Thursday, July 1, 2010

june pickles


Just a year ago, I wrote about pickles, and Joey, and saying yes.
It was his first time making pickles, and he jumped into it with gusto despite the heavy summer heat and less than enthusiastic children.
Those pickles were just gorgeous.

I think, perhaps (and stop me if I'm wrong here), there can be a tendency to avoid new things if one cannot jump in and be a master of that thing right away. Sometimes if you're not sure how good you'll be, it's just easier not to try.

My grandmother started her career as a modern dancer when she hit sixty, and I think about that a lot.

I went to a college where all the students had to take all of the courses, no matter what their preference. Even a dancing artsy english lover like me. I had no idea what I was getting myself into when I drove my little car out to Santa Fe with my (unread) copy of Homer under my arm. As a senior I stood at the board writing out Einstein's equations and I thought to myself "Please let me graduate before they figure out that I have no idea what I'm talking about up here."
Even after all that Plato freshman year, I was still holding on to some idea that I should be the master of this information; that everyone else had some deep comprehension that I was lacking.
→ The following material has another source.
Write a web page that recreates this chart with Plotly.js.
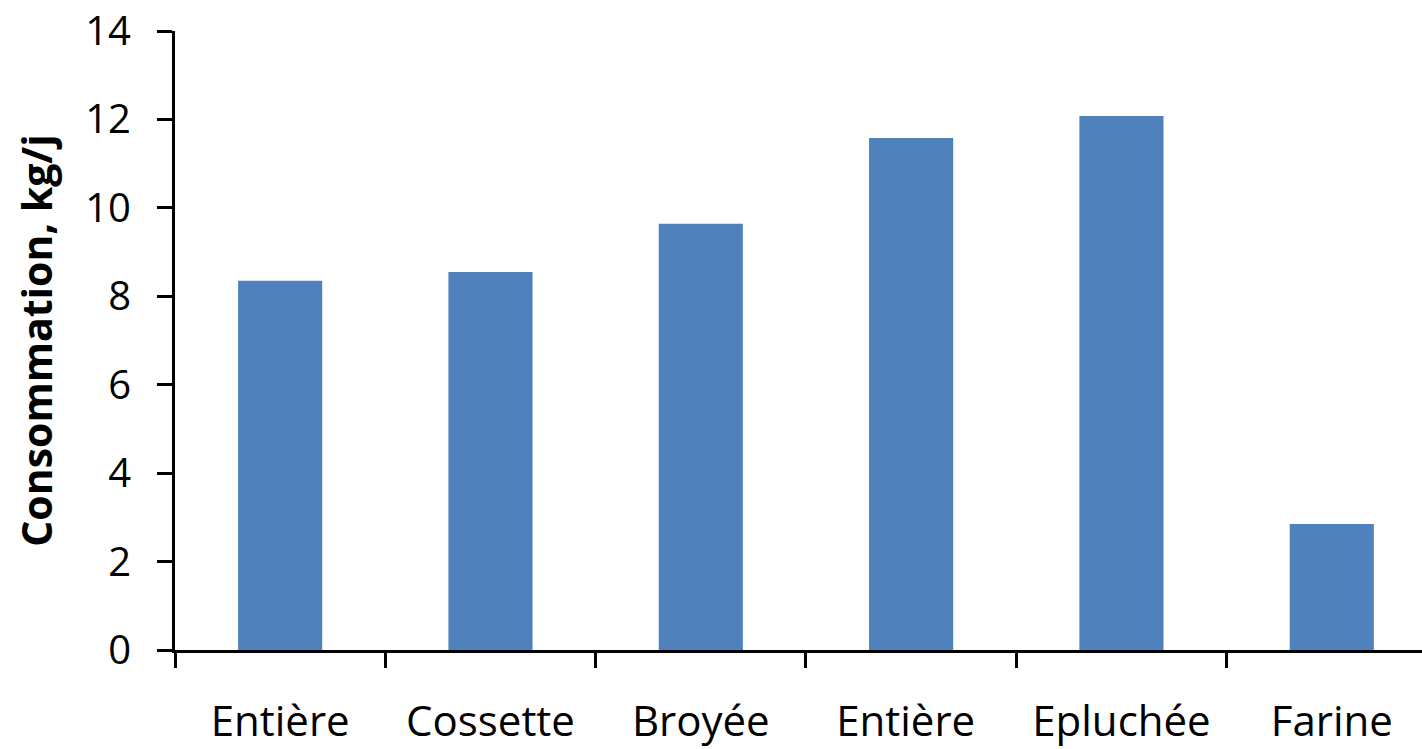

I did graduate, and although the equations have left me, that experience of trying something so new and so hard stuck around. Maybe I just got used to not knowing what I was doing, but somewhere along the way, it's gotten easier to jump into something new. That feeling of waiting to be found out has mostly gone away- faded into the reality of communal experience. It certainly hits here and there, but more and more I think it might be possible that a lot of us are waiting to be found out--or maybe I'm wrong! Are you the master of the things that you do, or do you know the feeling I'm talking about?
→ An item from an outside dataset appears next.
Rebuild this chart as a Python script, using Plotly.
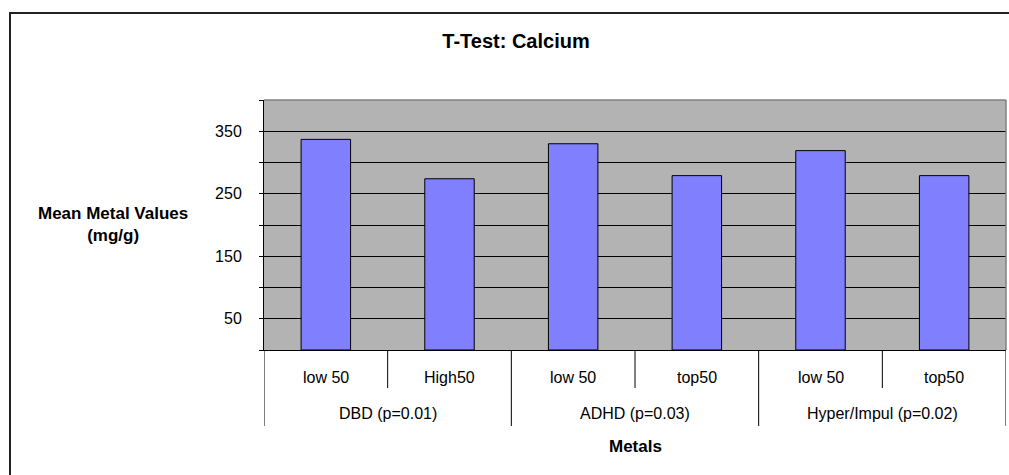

These days, people keep asking me if I really know how to (fill in the blank), and usually, all I can say is "hell no!" But then of course, we do it anyway.
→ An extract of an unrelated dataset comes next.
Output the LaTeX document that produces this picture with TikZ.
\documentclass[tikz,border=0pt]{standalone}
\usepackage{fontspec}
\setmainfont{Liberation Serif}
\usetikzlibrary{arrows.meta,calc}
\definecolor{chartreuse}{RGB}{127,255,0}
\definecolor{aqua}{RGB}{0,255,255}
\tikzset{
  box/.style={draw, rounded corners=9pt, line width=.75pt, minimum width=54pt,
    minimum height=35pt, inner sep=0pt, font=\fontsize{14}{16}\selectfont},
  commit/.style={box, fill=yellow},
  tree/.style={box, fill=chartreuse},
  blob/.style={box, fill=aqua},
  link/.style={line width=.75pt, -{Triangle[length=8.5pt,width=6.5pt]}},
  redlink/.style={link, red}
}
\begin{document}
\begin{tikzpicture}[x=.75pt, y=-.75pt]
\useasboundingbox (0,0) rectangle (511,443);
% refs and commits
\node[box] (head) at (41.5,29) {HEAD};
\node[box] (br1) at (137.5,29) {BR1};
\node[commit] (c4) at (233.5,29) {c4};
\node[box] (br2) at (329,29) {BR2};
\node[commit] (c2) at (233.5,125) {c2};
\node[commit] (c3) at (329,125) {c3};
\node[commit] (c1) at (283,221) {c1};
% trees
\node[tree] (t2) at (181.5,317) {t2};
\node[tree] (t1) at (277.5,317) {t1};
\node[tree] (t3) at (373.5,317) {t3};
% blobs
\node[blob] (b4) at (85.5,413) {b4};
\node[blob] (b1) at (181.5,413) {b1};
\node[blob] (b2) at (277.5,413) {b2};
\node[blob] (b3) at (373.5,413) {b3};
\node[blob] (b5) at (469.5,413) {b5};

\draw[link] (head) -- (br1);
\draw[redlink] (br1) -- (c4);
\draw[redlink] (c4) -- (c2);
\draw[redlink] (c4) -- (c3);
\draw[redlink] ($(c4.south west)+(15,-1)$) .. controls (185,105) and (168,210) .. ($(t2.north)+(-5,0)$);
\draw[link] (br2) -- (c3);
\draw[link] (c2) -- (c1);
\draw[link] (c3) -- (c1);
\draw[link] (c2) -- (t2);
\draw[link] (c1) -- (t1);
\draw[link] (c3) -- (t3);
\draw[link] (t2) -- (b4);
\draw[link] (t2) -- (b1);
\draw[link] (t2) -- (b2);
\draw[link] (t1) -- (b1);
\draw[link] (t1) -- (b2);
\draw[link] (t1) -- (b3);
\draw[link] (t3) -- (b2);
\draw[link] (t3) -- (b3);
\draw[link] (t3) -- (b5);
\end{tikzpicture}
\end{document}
There is another part of this--something that happens with new things. Somewhere along the line, they get less new, and maybe, just maybe, you even get better at them. This transition happens sometimes without much notice, and all of a sudden it's just something you do.

So last year, when Joey made his pickles, he could barely believe what he had done. I guess that he just thought he would never be the kind of person who would count that among his accomplishments. But this year, on last Thursday to be exact, on the day between Cape Cod and the appendectomy, we finally went strawberry picking, and we came home to a kitchen full of empty jars waiting to be filled. As I started on the jam, Joey pulled out the larger jars, and he filled them with the fruits of the vines out from that had exploded when we were away.
"I'm just going to pickle some peas," he said as if it were absolutely no big deal. See? Now it's just his.

These are fridge pickles, so you don't have to process them in a water bath, and you don't have to wait so long for them. They will however last as long as you need them too, although they'll get eaten up pretty quickly. A friend of mine has peas in her fridge from a year ago, and she swears they're still perfect. Of course her husband has been a pickler for along time, and he made something like 30 jars of these. But unless you get so overzealous as he did, these will be gone by the time you start with the July pickles (cucumbers, of course!).

June Pickles
(can be doubled, or tripled, or what have you)

1 pound snow peas or snap peas, destemmed
3 garlic scapes, if you've got them
2 dried chiles
3 dill flowers, or dill sprigs will do as well
2 garlic cloves, peeled and sliced
3/4 cup apple cider vinegar
3/4 cup white distilled vinegar
1 1/2 cups water
1/2 tablespoon sugar
1 tablespoon kosher salt

Fill 1 clean quart sized jar with the peas, scapes, chiles, dill, and garlic. If the jar seems too full, start another for overflow. Heat the vinegars with the salt and sugar, just until the salt and sugar dissolve. Add the water, and let cool to room temperature. Pour the brine over the peas, and top with the jar lid. Refrigerate. The peas will be ready after 24 hours but of course will get better with age.